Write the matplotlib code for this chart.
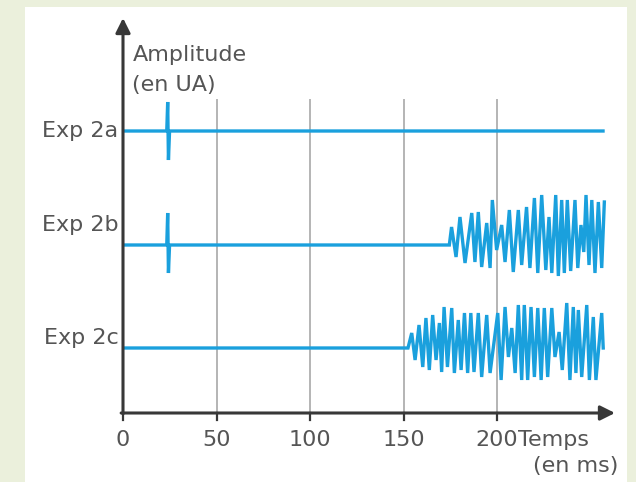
import numpy as np
import matplotlib
matplotlib.use("Agg")
from matplotlib import pyplot as plt
from matplotlib.patches import Rectangle

# ---- data (time in ms, amplitude in arbitrary units) ----
labels = ["Exp 2a", "Exp 2b", "Exp 2c"]
offsets = [282, 168, 65]

t_2a = [0, 23.4, 23.9, 24.3, 24.9, 256.7]
a_2a = [0, 0, 29, -29, 0, 0]

t_2b = [0, 23.4, 23.9, 24.3, 24.9, 174.5,
        175.7, 178.1, 180.2, 182.9, 186.5, 188.2, 190.0, 191.8, 194.5, 196.3,
        197.5, 199.8, 202.5, 204.3, 206.6, 208.7, 211.4, 213.2, 215.8, 217.6,
        220.0, 221.8, 223.9, 226.1, 227.8, 229.3, 231.4, 232.8, 234.6, 236.0,
        237.6, 239.4, 241.7, 243.2, 244.9, 246.4, 247.6, 249.2, 250.7, 252.4,
        254.2, 256.0, 257.4]
a_2b = [0, 0, 32, -28, 0, 0,
        18, -12, 28, -18, 32, -17, 33, -22, 22, -23,
        45, -5, 20, -17, 35, -27, 35, -20, 38, -23,
        47, -28, 50, -25, 28, -28, 50, -31, 45, -28,
        45, -26, 45, -23, 20, -7, 50, -20, 45, -28,
        43, -23, 43]

t_2c = [0, 152.4,
        154.4, 156.2, 158.3, 160.3, 162.0, 163.8, 165.6, 167.4, 169.2, 170.4,
        171.7, 173.5, 175.8, 177.2, 179.3, 180.8, 182.6, 184.3, 186.0, 187.7,
        190.0, 191.8, 194.5, 196.3, 200.4, 202.2, 204.3, 206.1, 207.9, 209.7,
        211.4, 213.2, 214.6, 216.4, 218.2, 220.0, 221.8, 223.6, 225.3, 227.1,
        229.3, 231.0, 233.2, 234.9, 237.3, 239.0, 240.8, 242.2, 243.5, 245.3,
        248.0, 249.4, 251.5, 252.9, 256.0, 256.8]
a_2c = [0, 0,
        15, -12, 23, -19, 30, -22, 33, -12, 25, -24,
        41, -19, 40, -25, 28, -22, 35, -25, 35, -24,
        35, -29, 33, -25, 35, -32, 41, -9, 20, -25,
        43, -32, 43, -32, 41, -29, 40, -32, 40, -29,
        40, -9, 16, -22, 45, -32, 41, -25, 38, -29,
        43, -32, 31, -32, 35, 0]

xticks = [0, 50, 100, 150, 200]

W, H = 636, 482
fig = plt.figure(figsize=(W / 100, H / 100), dpi=100, facecolor="#ebf0dc")
fig.patches.append(Rectangle((25 / W, 0), 602 / W, 475 / H, transform=fig.transFigure,
                             facecolor="white", edgecolor="none", zorder=-1))

# axes: x=0 at px 123, 50 ms = 93.5 px ; y=0 at px 413, top arrow at px 18
ax = fig.add_axes([123 / W, (H - 413) / H, (615 - 123) / W, (413 - 18) / H])
ax.set_zorder(2)
ax.set_xlim(0, (615 - 123) / 93.5 * 50)
ax.set_ylim(0, 395)
ax.axis("off")
ax.patch.set_alpha(0)

blue = "#1aa0dd"
grey_txt = "#555555"
axcol = "#383838"
fs = 16

for x in xticks[1:]:
    ax.plot([x, x], [0, 313], color="#b4b4b4", lw=1.4, zorder=1)
for x in xticks:
    ax.plot([x, x], [-7, 0], color=axcol, lw=1.6, clip_on=False, zorder=3)
    ax.text(x, -27, str(x), ha="center", va="center", fontsize=fs, color=grey_txt)

for t, a, off in zip([t_2a, t_2b, t_2c], [a_2a, a_2b, a_2c], offsets):
    ax.plot(t, np.array(a) + off, color=blue, lw=2.4, zorder=2, solid_joinstyle="miter")

for lab, off, dy in zip(labels, offsets, [0, 20, 10]):
    ax.text(-2.5, off + dy, lab, ha="right", va="center", fontsize=fs, color=grey_txt)

arrow = dict(arrowstyle="-|>", color=axcol, lw=2.2, mutation_scale=22, shrinkA=0, shrinkB=0)
ax.annotate("", xy=(0, 395), xytext=(0, -1), arrowprops=arrow, annotation_clip=False)
ax.annotate("", xy=(263.1, 0), xytext=(-1, 0), arrowprops=arrow, annotation_clip=False)

ax.text(5, 358, "Amplitude", ha="left", va="center", fontsize=fs, color=grey_txt)
ax.text(5, 328, "(en UA)", ha="left", va="center", fontsize=fs, color=grey_txt)
ax.text(211, -27, "Temps", ha="left", va="center", fontsize=fs, color=grey_txt)
ax.text(265, -53, "(en ms)", ha="right", va="center", fontsize=fs, color=grey_txt)

fig.savefig("out.png", dpi=100, facecolor=fig.get_facecolor())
::::::::::
— Given exercise —
Repeat only what lies between the start of the data and the end of the line containing "a_2a = [0, 0, 29, -29, 0, 0]", exactly, with pictures left out.

— Output of the task —
Write the matplotlib code for this chart.
import numpy as np
import matplotlib
matplotlib.use("Agg")
from matplotlib import pyplot as plt
from matplotlib.patches import Rectangle

# ---- data (time in ms, amplitude in arbitrary units) ----
labels = ["Exp 2a", "Exp 2b", "Exp 2c"]
offsets = [282, 168, 65]

t_2a = [0, 23.4, 23.9, 24.3, 24.9, 256.7]
a_2a = [0, 0, 29, -29, 0, 0]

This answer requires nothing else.